William Henry Hunt was an American jurist, secretary of the navy, and diplomat.
Background
Hunt was born in Charleston, South Carolina in 1823. He was the son of Thomas and Louisa (Gaillard) Hunt. His father, of English West India colonial ancestry, was born in Nassau, New Providence, and came to the United States about 1800. On his mother's side he was descended from an old Huguenot family which had settled near Charleston about 1680. Thomas Hunt died in 1832, leaving the family in straitened circumstances. The mother was sent to New Haven, Connecticut, with her five daughters and two younger sons, one of whom was William, so that she could complete the education of her children. In 1839 the family went to New Orleans to make their permanent home.
Education
William and his brother entered the Hopkins Grammar School, a preparatory school for Yale. William entered Yale College. In the early part of his junior year poverty forced him to abandon the academic course. After a few months he entered the Yale law school, hoping in this way to facilitate his admission to the bar, but he was again obliged to cut short his studies and join his family in New Orleans.
Career
In New Orleans his brothers were prominent young attorneys and they gave him an opportunity to study law in their office. In 1844 he was admitted to the Louisiana bar and successfully practised law in New Orleans until 1878. The best known cases in which he appeared as counsel or attorney were the Slaughter House cases and Jackson vs. Vicksburg, Shreveport, and Texas Railroad Company. For a few months in 1866 he was professor of civil law in the law school of the University of Louisiana (later Tulane University), taking the place of his brother Randell, who was temporarily absent.

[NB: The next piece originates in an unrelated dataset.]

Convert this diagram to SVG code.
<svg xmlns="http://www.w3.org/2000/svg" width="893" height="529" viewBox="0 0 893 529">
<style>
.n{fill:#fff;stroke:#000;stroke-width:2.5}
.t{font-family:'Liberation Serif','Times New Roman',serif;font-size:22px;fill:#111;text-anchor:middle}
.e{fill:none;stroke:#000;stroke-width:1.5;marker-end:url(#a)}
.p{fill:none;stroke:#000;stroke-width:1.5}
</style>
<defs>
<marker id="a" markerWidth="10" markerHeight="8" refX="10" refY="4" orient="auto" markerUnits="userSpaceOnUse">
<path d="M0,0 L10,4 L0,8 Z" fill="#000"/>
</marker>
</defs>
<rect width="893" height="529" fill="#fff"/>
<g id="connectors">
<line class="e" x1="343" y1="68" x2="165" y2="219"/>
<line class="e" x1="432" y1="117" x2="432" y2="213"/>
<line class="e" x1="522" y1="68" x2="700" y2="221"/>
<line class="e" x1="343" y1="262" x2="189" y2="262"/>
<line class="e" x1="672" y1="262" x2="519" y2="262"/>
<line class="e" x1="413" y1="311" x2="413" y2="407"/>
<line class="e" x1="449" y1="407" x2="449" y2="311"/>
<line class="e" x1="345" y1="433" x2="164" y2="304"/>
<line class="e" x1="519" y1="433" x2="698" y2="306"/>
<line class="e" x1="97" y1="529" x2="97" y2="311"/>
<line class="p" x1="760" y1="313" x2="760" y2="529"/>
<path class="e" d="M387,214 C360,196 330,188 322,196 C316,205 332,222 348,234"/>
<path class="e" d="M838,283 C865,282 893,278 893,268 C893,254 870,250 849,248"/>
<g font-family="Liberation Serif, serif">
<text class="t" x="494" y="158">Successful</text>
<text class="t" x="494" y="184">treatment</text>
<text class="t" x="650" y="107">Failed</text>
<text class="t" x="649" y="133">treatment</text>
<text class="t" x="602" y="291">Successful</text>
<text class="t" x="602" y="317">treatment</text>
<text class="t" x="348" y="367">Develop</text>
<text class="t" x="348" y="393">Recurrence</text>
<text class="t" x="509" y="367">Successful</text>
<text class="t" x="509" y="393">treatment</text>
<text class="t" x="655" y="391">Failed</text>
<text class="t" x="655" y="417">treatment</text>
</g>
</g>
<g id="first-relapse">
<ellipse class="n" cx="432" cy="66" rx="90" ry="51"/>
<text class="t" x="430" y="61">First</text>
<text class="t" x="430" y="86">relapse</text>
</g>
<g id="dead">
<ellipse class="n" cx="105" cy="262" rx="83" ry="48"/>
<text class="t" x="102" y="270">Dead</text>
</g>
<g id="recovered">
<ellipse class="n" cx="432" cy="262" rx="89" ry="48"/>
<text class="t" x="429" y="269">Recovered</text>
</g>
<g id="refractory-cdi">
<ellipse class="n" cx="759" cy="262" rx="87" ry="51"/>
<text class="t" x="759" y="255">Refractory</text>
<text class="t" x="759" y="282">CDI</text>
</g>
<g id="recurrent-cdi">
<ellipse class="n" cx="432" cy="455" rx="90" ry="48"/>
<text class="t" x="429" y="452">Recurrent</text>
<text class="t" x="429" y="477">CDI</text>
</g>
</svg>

While he did not hold a prominent political office until comparatively late in his career, Hunt was always interested in politics. As a child in South Carolina he had had his first lesson when his elder brothers fought against nullification. From 1844 to 1854 he was a Whig, then he joined the Know-Nothings. In 1860 he supported the ticket of the Constitutional Union party. From 1860 to 1865 his status was that of a southern Unionist. Early in the Civil War he was embarrassed by being drafted into the Confederate service and commissioned a lieutenantcolonel, but his military activities were confined to drilling troops for a few months at New Orleans. After Farragut captured the city he entertained the admiral and the officers of his fleet. On July 3, 1876, he was nominated for the office of state attorney general by the Republicans and was later elected, but he lost the position when the Democrats gained control of Louisiana after the Hayes-Tilden election. He was appointed associate judge of the United States Court of Claims, May 15, 1878, and held the position until appointed secretary of the navy by President Garfield, Mar. 5, 1881. Here his most notable service was the appointment of the first naval advisory board which began the work of building the new American navy. On April 7, 1882, he was appointed United States minister to Russia by President Arthur. According to his son and biographer, he considered the appointment equivalent to a dismissal from the office of secretary of the navy.
After he reached Russia, his health, which had not been good since 1878, took a turn for the worse, and he died February 27, 1884. His body was brought to the United States the following March, and his funeral took place in St. John's Episcopal Church, Washington, D. C. , on April 8. He was buried in Oak Hill cemetery, Washington.
Achievements
He is remembered as the United States Secretary of the Navy under President James Garfield and briefly under President Chester A. Arthur.
Two ships in the United States Navy have been named USS Hunt for him.
Views
Quotations:
“I agree that Ruskin has done much harm to counter balance much good in giving people the trick of talking about Art instead of really doing a little of it to enable them to understand. ”
“There is no more reason why the features belonging to a picture should be distorted for the purpose of such imaginative suggestion than that the poet's metaphors should spoil his words for the ordinary uses of man. ”
Connections
Hunt was married four times. His first wife, Frances Ann Andrews, of Hinds County, Miss. , whom he married in November 16, 1848, died of tuberculosis eight months after the wedding. On October 14, 1852, he married, in the state of New York, Elizabeth Augusta Ridgely, daughter of Commodore Charles G. Ridgely. They made their home in New Orleans, where his son Gaillard and their other six children were born. Two years after her death in 1864, he married, in New Orleans, Sarah Barker Harrison, from whom he was divorced four years later. On June 1, 1871, he married Mrs. Louise F. Hopkins, niece of a prominent New Orleans merchant.